Regret and Sample Efficiency: KL-regularized optimistic bandit algorithms yield O(β^{-1} log² T) regret (with β regularization strength) for both matrix and Markov game settings, a theoretical improvement over the generic O(√T) regret for unregularized games (Nayak et al., 15 Oct 2025). Entropic regularization thus enables faster learning (lower regret) and improved exploration in adversarial or limited-information settings.

4. Applications: Robustness, Inverse Game Theory, and Large-Scale Games

Entropic regularization yields significant benefits across applications:

Robust Equilibria: In stochastic or uncertain environments, entropic regularization induces high-entropy strategies that hedge against model misspecification and promote exploration (Savas et al., 2019). For instance, empirically, entropy-regularized policies maintain performance even when sudden changes alter the environment dynamics (e.g., grid-world obstacles unexpectedly appear).
Inverse Game Theory / IRL: The unique and differentiable mapping of QRE enables statistically efficient reward recovery from observed behavioral data. Given observed strategies, the underlying reward parameters can be identified and estimated, leading to sample complexity bounds of O(1/√T) and guaranteed recovery rates in static and Markov games under linear reward parameterizations (Liao et al., 19 Jan 2026).
Extensive-Form and Sequential Games: In sequential decision spaces, refined entropic regularizers, such as the dilatable global entropy, preserve computational tractability (linear-time prox computations) and drastically improve the strong-convexity constant, yielding improved O(1/T) convergence in mirror-prox and excessive gap techniques for large-scale two-player zero-sum extensive-form games (Farina et al., 2021).

5. Bias-Variance Tradeoff and Limitations

The strength of the entropy regularization—parameter τ or β—directly determines both the algorithmic speed and proximity to the true unregularized Nash equilibrium. Larger τ yields smoother landscapes, uniqueness, and faster convergence but introduces bias: the equilibrium policies and values can differ from the Nash equilibrium by O(τ log d), where d is the number of actions per state (Zeng et al., 2022).
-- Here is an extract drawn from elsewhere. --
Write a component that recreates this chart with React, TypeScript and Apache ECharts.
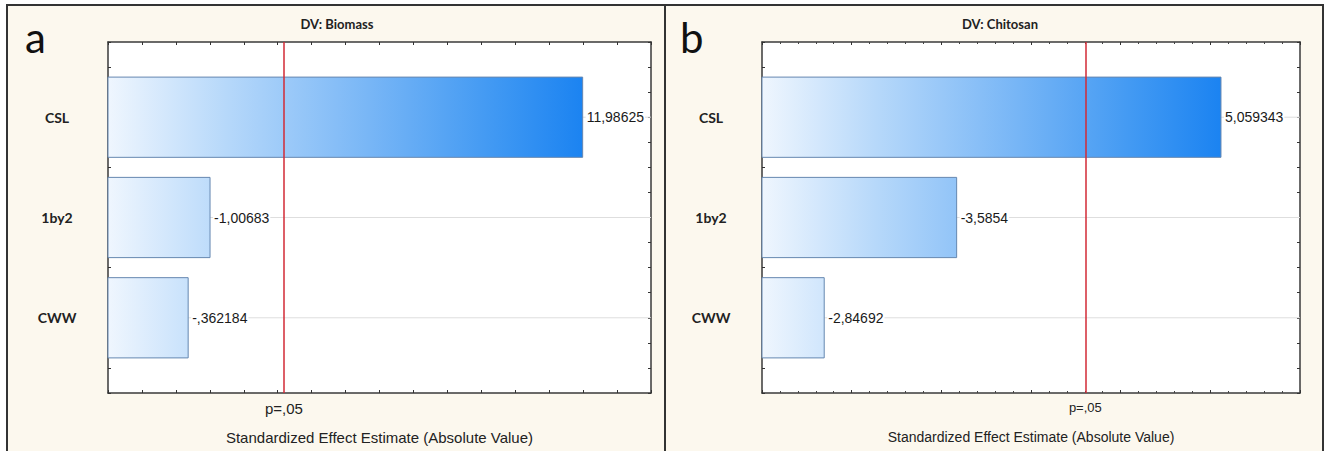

For precise approximation to the Nash point of the unregularized game, τ must be set proportional to ε / log d for desired accuracy ε.
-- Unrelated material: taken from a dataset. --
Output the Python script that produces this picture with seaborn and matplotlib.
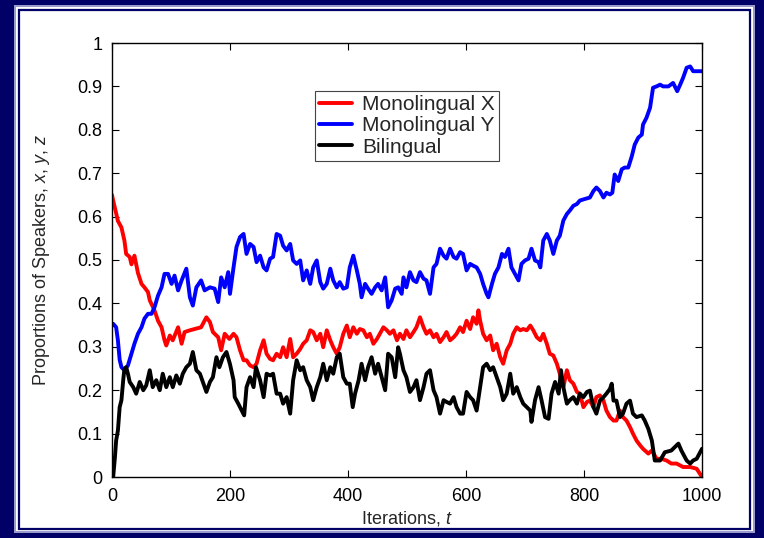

A plausible implication is that for high-dimensional or highly stochastic games, moderate entropy tuning can dramatically improve sample efficiency, but excessive regularization will yield solutions that may not be game-theoretically optimal for the original objective. Adaptive scheduling and annealing of regularization strength (e.g., decreasing τ over iterations) are effective in balancing bias and variance in practice and theory (Guan et al., 2020).

Key assumptions underlying most guarantees include access to exact or unbiased gradient information, finite state/action spaces (or strong convexity assumptions in the continuous case), and the absence of function approximation errors or non-stationarities in the environment. Extensions to general-sum and multiplayer games require new structural analysis.
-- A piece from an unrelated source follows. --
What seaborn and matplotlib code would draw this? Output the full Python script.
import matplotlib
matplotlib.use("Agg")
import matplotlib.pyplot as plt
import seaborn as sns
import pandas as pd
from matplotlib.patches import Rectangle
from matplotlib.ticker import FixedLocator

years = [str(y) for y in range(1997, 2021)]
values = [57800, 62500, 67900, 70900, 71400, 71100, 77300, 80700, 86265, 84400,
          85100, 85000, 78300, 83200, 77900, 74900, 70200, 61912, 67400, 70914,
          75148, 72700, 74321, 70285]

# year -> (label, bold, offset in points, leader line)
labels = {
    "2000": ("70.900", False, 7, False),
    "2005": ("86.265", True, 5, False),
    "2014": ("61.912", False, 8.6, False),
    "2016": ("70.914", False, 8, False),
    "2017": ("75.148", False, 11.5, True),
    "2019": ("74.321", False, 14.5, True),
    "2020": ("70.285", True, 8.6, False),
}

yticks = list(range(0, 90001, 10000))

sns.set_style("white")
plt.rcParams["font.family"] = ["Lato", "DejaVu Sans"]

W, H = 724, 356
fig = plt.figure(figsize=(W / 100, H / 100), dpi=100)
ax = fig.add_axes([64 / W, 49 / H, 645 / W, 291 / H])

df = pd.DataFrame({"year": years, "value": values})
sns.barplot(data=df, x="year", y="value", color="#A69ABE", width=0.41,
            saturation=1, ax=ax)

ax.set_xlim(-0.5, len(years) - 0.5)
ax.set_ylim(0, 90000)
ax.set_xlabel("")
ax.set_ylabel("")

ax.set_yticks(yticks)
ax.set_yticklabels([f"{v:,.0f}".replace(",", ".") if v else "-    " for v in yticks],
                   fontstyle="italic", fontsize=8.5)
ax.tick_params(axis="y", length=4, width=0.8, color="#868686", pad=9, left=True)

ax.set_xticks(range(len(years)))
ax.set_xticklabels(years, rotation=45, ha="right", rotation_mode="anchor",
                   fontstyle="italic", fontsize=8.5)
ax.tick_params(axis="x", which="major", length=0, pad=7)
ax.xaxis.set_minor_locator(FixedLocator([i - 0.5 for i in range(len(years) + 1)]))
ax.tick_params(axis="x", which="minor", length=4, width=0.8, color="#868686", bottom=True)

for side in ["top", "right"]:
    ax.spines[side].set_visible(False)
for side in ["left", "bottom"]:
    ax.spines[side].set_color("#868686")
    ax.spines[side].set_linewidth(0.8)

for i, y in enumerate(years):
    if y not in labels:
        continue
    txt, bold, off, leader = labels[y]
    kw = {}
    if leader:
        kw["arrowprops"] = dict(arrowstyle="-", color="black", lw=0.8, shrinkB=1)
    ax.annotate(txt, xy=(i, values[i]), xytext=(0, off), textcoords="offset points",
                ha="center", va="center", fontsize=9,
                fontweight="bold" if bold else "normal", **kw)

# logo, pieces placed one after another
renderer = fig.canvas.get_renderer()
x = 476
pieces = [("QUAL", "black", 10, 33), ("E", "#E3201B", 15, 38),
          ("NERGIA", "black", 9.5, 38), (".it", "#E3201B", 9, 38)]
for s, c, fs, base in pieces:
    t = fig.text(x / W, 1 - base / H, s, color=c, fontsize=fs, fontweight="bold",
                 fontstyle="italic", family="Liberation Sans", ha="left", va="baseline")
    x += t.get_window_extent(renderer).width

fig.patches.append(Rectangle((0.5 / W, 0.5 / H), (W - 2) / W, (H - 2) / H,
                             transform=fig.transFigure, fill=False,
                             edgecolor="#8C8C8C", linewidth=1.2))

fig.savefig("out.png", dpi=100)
6. Extensions: Continuous Spaces and Mean-Field Formulations

Entropically regularized zero-sum games naturally generalize to continuous, infinite-dimensional strategy spaces. In the functional-analytic setting on $\mathbb{R}^d$ , the regularization confers strong convexity–concavity properties in the 2-Wasserstein metric over probability measures. Mean-field min-max Langevin dynamics, implemented as coupled Fokker–Planck equations or via stochastic particle approximations, achieve exponential convergence to the quantal response mean-field equilibrium, with explicit rates and bias–variance controls in terms of the number of particles and discretization steps (Cai et al., 2024).

This probabilistic perspective highlights entropic regularization as a geometric smoothing principle, applicable even when the action spaces are uncountably infinite and the payoffs are smooth and globally strongly convex–concave.

7. Conclusion

Entropically regularized two-player zero-sum games constitute a mathematically robust and algorithmically powerful framework spanning static matrix games, Markov/stochastic games, extensive-form sequential games, and infinite-dimensional settings. The regularization guarantees unique, interior equilibria (QRE), sharpens algorithmic rates for last-iterate convergence, enables effective learning and reward recovery from data, and introduces a principled bias–variance control knob. These advances unify theoretical optimization, adversarial learning, reinforcement learning, and inverse game theory, underpinning a broad class of robust and scalable learning architectures in competitive environments (Ma et al., 2023, Liao et al., 19 Jan 2026, Cen et al., 2021, Nayak et al., 15 Oct 2025, Cai et al., 2024, Farina et al., 2021, Zeng et al., 2022, Savas et al., 2019, Mertikopoulos et al., 2014, Guan et al., 2020).